Food To Save nasceu com propósito de combater o desperdício de alimentos
Divulgação/Food To Save
Entre a clientela, predomina a classe C, com presença também entre as classes A e B. O CEO e fundador, Lucas Infante, viu de perto o impacto do desperdício ao gerenciar um supermercado e decidiu transformar a resolução desse problema em um modelo de negócios.
— Vivemos em um país de extremo contraste social, onde muitas pessoas ainda passam fome. Estamos resolvendo um problema na ponta. A indústria ainda produz massivamente e o mercado não consome tudo. Além disso, temos muita ineficiência logística e falta uma legislação clara sobre desperdício de alimentos no Brasil.

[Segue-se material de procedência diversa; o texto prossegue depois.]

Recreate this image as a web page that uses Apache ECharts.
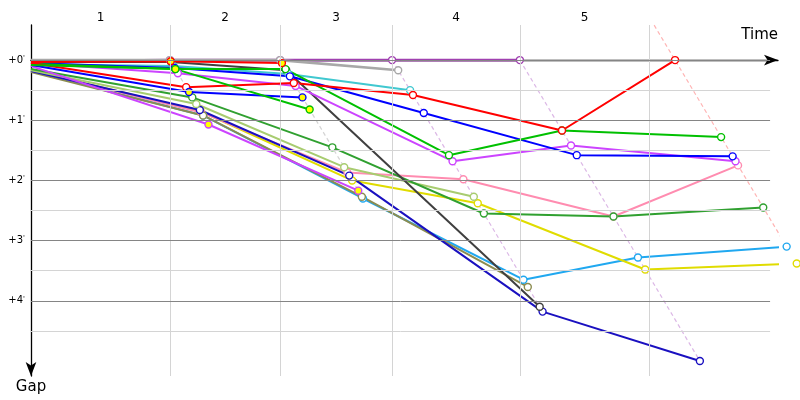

O maior segmento do app, por enquanto, inclui supermercados, padarias e docerias, setores com altos excedentes alimentares. Outro ponto importante do negócio, segundo Infante, é a possibilidade de comprar produtos mais caros por um preço acessível, democratizando o acesso a itens de maior qualidade.
— Fazemos com que mais pessoas possam comprar, reduzindo a barreira social. O donut que você comprou não vai estar quentinho, como quando acabou de sair do forno, mas continua próprio para consumo. O princípio é reduzir o desperdício.
O pesquisador Gilberto Silva Filho, de 27 anos, é cliente regular da Food To Save. Começou a usar a plataforma em 2023 e semanalmente encomenda sacolas de uma padaria próxima a sua casa no Rio. Para ele, comprar produtos próximos ao vencimento, mas ainda dentro da validade e com boa qualidade, por um preço mais baixo, é “fenomenal”.
— Reduzir o desperdício é uma maneira importante de se tornar mais sustentável. O app também é uma oportunidade de conhecer estabelecimentos novos — conta.
Além das compras recorrentes em padarias, Gilberto também faz pedidos no trabalho, quando quer comer um lanche com os colegas, ou no fim de semana, quando decide cozinhar e está sem ideias. Assim, o que vier na sacola determina o cardápio.